# THe HoW aND Pi oF iT………….

My son wants to solve pi.

Now we are talking. Finally some 6th grade homework I can get my fork around. Really??

That’s really too bad. It really, really is too bad. But, I think I’ve got it.

Realization number 1.

Not that kind of pie. Pi. No “e” – huh? No pecans, no whip cream? Huh, huh? Can we at least work on this after dinner – a little homework dessert if you will?

Realization number 2.

Bear and I do not think alike in the realm of math. Not at all. Not even a little bit. Not even a 3.14 little bit.

We got through the left brain/right brain communication conflict and I think I might actually understand what he means. It turns out that pi is an irrational number. No kidding. I’d say it’s irrational – wanting to be used to solve math equations – the nerve. And apparently even thinking about it can cause irrational behavior.

Realization number 3.

Being irrational has little to do with the way pi behaves (or Bear for that matter) and much more to do with the fact that pi has an infinite string of numbers following the decimal. Pi represents the relationship between the diameter and circumference of a circle. Huh? I am not clear on why you would ever need to know that, but okay. (Please don’t correct me if I got that wrong – it will send my mind in to an immediate meltdown and I still have to work on math with my first grader. She wants to learn multiplication. I have explained zero and one, but she is interested in all the other numbers. Good Heavens.)

So anypi, Bear wants to solve it. Pi is often more simply represented as 3.14 for those of us who don’t have any more toes than that to count on and because it makes it easier to actually use in calculations. See Bear, there is a reason they rounded it off. And by “they” I mean mathematicians, the romans, possibly Einstein himself – someone who knew of what they spoke. Not me – I did not make it up just to make you crazy. Promise. ( I have pictures of you as a baby – no need for pi.)

Realization number 4.

I could care less what the relationship between the circumference and diameter of a circle is. Unless you are talking about a circle in the shape of a cookie. Yummy. Or perhaps a circle in the shape of diamond earrings. Pretty. But I guess if you really must know one or the other, you can use my new friend pi to figure it out.

And finally.

By solving pi, Bear means he wants to keep dividing the circumference of any circle by the diameter of that same circle – and carry that division problem out until it actually ends. That relationship is supposed to equal pi no matter what circle you use – apparently even an oreo would work. He wants to find out what the very last number at the end of the string of numbers in pi is. Scientist have used mega computers to carry that out 1,000 places. And poor Bear is left with his mega (non) computer called mom. Seriously, this isn’t going to end well. And if you buy into the whole irrational number theory – it is never going to end. Oh goody.

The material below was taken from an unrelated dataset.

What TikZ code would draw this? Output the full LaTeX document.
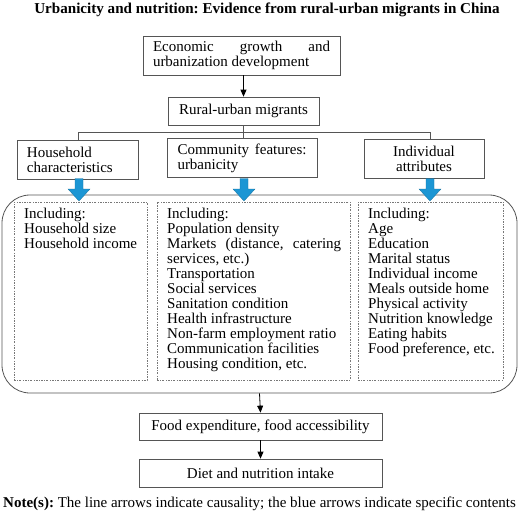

Now I am off to the kitchen. I just remembered that pies come in the shape of a circle. This still might work out okay. Endless pie wouldn’t be so bad. Yeah, yeah, we just went through this pi does not equal pie. DANG it!

I always ask for a Pi serving of Pie… meaning, I get 3.14 slices!

brilliant! I will do that from now on.

Lola – I am sure I got half of this wrong. Bear is only in 6th grade – I have a long road ahead of me.

Josie – if doctors aren’t even using this kind of math, then I say we don’t need it! 😎

So funny! Ok I see where I am going to have to come for my daily dose of humor! Even I, Miss prior Math geek and physics major, have completely forgotten all this useless information. Is it really necessary to teach this anymore? Does ANYONE use this in the real world? Computers figure all this stuff out.

Oh, Ellen, I hate math so much that I couldn’t even read half of those words without getting queasy. I’m in for it if the boy doesn’t pick this stuff up in school.